For him, however, there is no compromise in Speed Of Light: "This is so obviously close to my heart, I am so inside it." That it is, he says, the "best funded" work he has ever done is perhaps no surprise given how well it fits in with state-approved agendas for improving health in Scotland and Olympiad ideals. Yet Farquhar is not interested in proselytising about exercise. "This is about making something beyond that. Ultimately the 4000 runners and everyone doing it make this sort of ineffable, beautiful thing happen. People will see the hill as they haven't before. So, while of course people can dwell on the social and health outcomes, it's not my driver."

Farquhar, who is now 50, wasn't always a runner. His relationship with running began in 1998 when, after a stressful summer working on the National Day for Britain – in which, commissioned by the foreign office, NVA put on a pagan fire festival and site-specific dance concerts in Portugal – he found himself in Spain, recovering, overweight and in a bad state. He decided to go on a run, and took a quarter mile jog up a hill. The next day he did a half mile, and the next a mile, building up and up until the following year he participated in the Edinburgh Half Marathon, and found that the experience was "the happiest day of my life".

Our muddy path through the Garscube estate takes us close to the river, white rhododendron blooming above us and bluebells shimmering to the right. Farquhar notes, as we turn a bend, that in January, when the snowdrops first come up in triangular bed, this place, for him, is where he senses the turn of winter and sees the first encroaching signs of spring. The year, he says, can be charted here in the flowers that line the path, "snowdrop then crocus then daffodil then tulip then bluebell then wild garlic", in the green that "intensifies and goes from this mustard yellow to something denser".

When people signed up to participate in Speed Of Light, they were asked why they like to run. "So I can eat what I want," was one answer. Farquhar points out that there are there a hundred different ways of running. A "long-term devotee of minimal ambient music", often he puts on a soundtrack and observes the way the music subtly alters the way he sees things as he runs, the way it modulates how he feels. He has days when he focuses on his breath, calming the mind by counting.
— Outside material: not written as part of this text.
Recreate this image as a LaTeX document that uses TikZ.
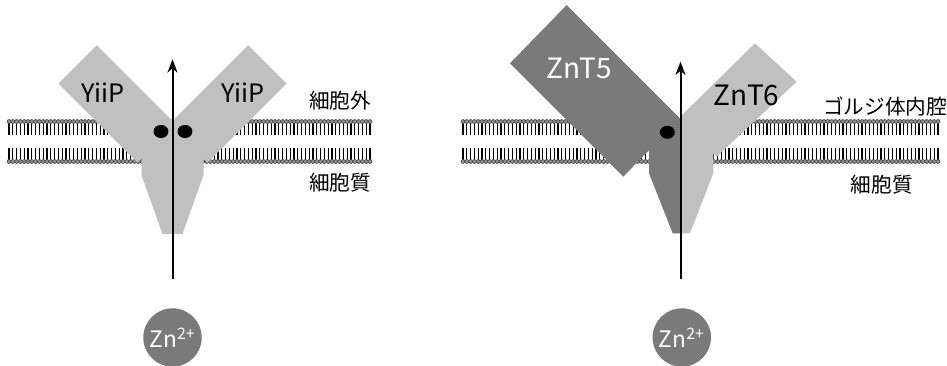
\documentclass[tikz,border=0pt]{standalone}
\usepackage{fontspec}
\setmainfont{Noto Sans CJK JP}
\usepackage{xcolor}
\usetikzlibrary{arrows.meta}

\definecolor{protlight}{RGB}{192,192,192}
\definecolor{protdark}{RGB}{122,122,122}
\definecolor{headgray}{RGB}{140,140,140}

% bicamada lipidica: #1 = x inicial, #2 = numero de lipidios
\newcommand{\bicamada}[2]{%
  \foreach \i in {0,...,#2} {
    \pgfmathsetmacro{\x}{#1+3.8*\i}
    \draw[tail] (\x,123) -- (\x,135) (\x,147.5) -- (\x,159.5);
    \filldraw[head] (\x,121.5) circle (1.5pt) (\x,161.5) circle (1.5pt);
  }%
}

\begin{document}
\begin{tikzpicture}[
        x=0.75pt, y=-0.75pt,
        >={Stealth[length=10pt, width=7.5pt]},
        tail/.style={line width=0.85pt, black},
        head/.style={fill=headgray, draw=black!75, line width=0.4pt},
        lightarm/.style={fill=protlight},
        darkarm/.style={fill=protdark},
        site/.style={fill=black},
        transport/.style={->, line width=1.5pt},
        ion/.style={circle, fill=protdark, minimum size=43.8pt, inner sep=0pt,
          text=white, font=\fontsize{17}{19}\selectfont},
        prot/.style={font=\fontsize{19}{22}\selectfont},
        compartment/.style={font=\fontsize{15.5}{18}\selectfont},
      ]
      \useasboundingbox (0,0) rectangle (947,365);

      % Membranas
      \bicamada{9}{95}
      \bicamada{463}{125}

      % YiiP (dimero)
      \fill[lightarm] (172.5,120.9) -- (248.2,45.2) -- (286.5,83.5)
        -- (207.5,162.5) -- (203.5,158.5) -- (203.5,175) -- (182.5,234)
        -- (162.5,234) -- (141.5,175) -- (141.5,158.5) -- (137.5,162.5)
        -- (58.5,83.5) -- (96.8,45.2) -- cycle;
      \fill[site] (161,131.5) ellipse [x radius=5.6pt, y radius=4.9pt];
      \fill[site] (185,131.5) ellipse [x radius=5.6pt, y radius=4.9pt];

      % ZnT5 / ZnT6 (heterodimero)
      \fill[darkarm] (566.7,5) -- (680,118.3) -- (680,233.3) -- (672.7,233.3)
        -- (649,173.3) -- (649,150.3) -- (623.3,176.7) -- (510,63.3) -- cycle;
      \fill[lightarm] (680,117) -- (755,43.3) -- (796.7,81.7) -- (716.7,156.7)
        -- (713.3,153.5) -- (713.3,173.3) -- (690,233.3) -- (680,233.3) -- cycle;
      \fill[site] (667.3,132.3) ellipse [x radius=5.6pt, y radius=4.9pt];

      % Rotulos
      \node[prot] (yiipL) at (103,93) {YiiP};
      \node[prot] (yiipR) at (243,93) {YiiP};
      \node[prot, text=white, font=\fontsize{21}{24}\selectfont] (znt5) at (579,68.3) {ZnT5};
      \node[prot, font=\fontsize{21}{24}\selectfont] (znt6) at (746.7,95) {ZnT6};
      \node[compartment] (extra) at (340,101) {細胞外};
      \node[compartment] (citoL) at (340,183) {細胞質};
      \node[compartment] (golgi) at (885,106.5) {ゴルジ体内腔};
      \node[compartment] (citoR) at (881.7,185) {細胞質};

      % Ions e transporte
      \node[ion] (znL) at (172.5,337.5) {Zn\textsuperscript{2+}};
      \node[ion] (znR) at (681.8,337.5) {Zn\textsuperscript{2+}};
      \coordinate (inL) at (172.5,279.3);
      \coordinate (outL) at (172.5,59.3);
      \coordinate (inR) at (680.5,279.3);
      \coordinate (outR) at (680.5,61.7);
      \draw[transport] (inL) -- (outL);
      \draw[transport] (inR) -- (outR);

    \end{tikzpicture}
\end{document}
But the most significant point of the act of going out for a run is, for him, not so much how it is done, but just the following up on the intent of doing it. As he puts it, it's the idea of "I said I would do it, so I will."

That intent is at the heart of his obsession, and also drives his creative productivity. "Whatever in your mind you set, you go out and do," he says. In some ways this last year is a manifestation of the realisation of that intent: Speed Of Light coming to fruition, the 25th anniversary of the Beltane festival which he founded, and the beginnings of a project at St Peter's Seminary in Cardross. But his conversation is also littered with other smaller, personal illustrations.

He recalls, for instance, last Christmas Eve, going out in "the heaviest weather" with his twin girls – them on bikes, him running. They went out to Clydebank along the canal and the wind was so strong they were almost blown backwards off their bikes. "And we stopped," he reflects, "and we had the best donut and cup of tea in the world. And they got it. They did get it."

But this year has also brought something else: an illustration of how will and drive may not be able to conquer everything. Nearly two months on from our initial run, Farquhar has been told that he is unlikely "ever to run another marathon". Without surgery on the damaged area, caused by the misalignment of a toe since birth, he has been advised that he might not even be able to walk in 10 years time.

On his blog he writes, "How ironic, that in the year that I celebrate the joy and fulfillment brought through running, I am well and truly crocked!" But true to form, within days, he is already thinking of ways to circumvent his fate and has bought his first pair of "barefoot shoes" to try barefoot running. There is no knowing if this will work, but intent is already forming. "Onwards, upwards!" he declares.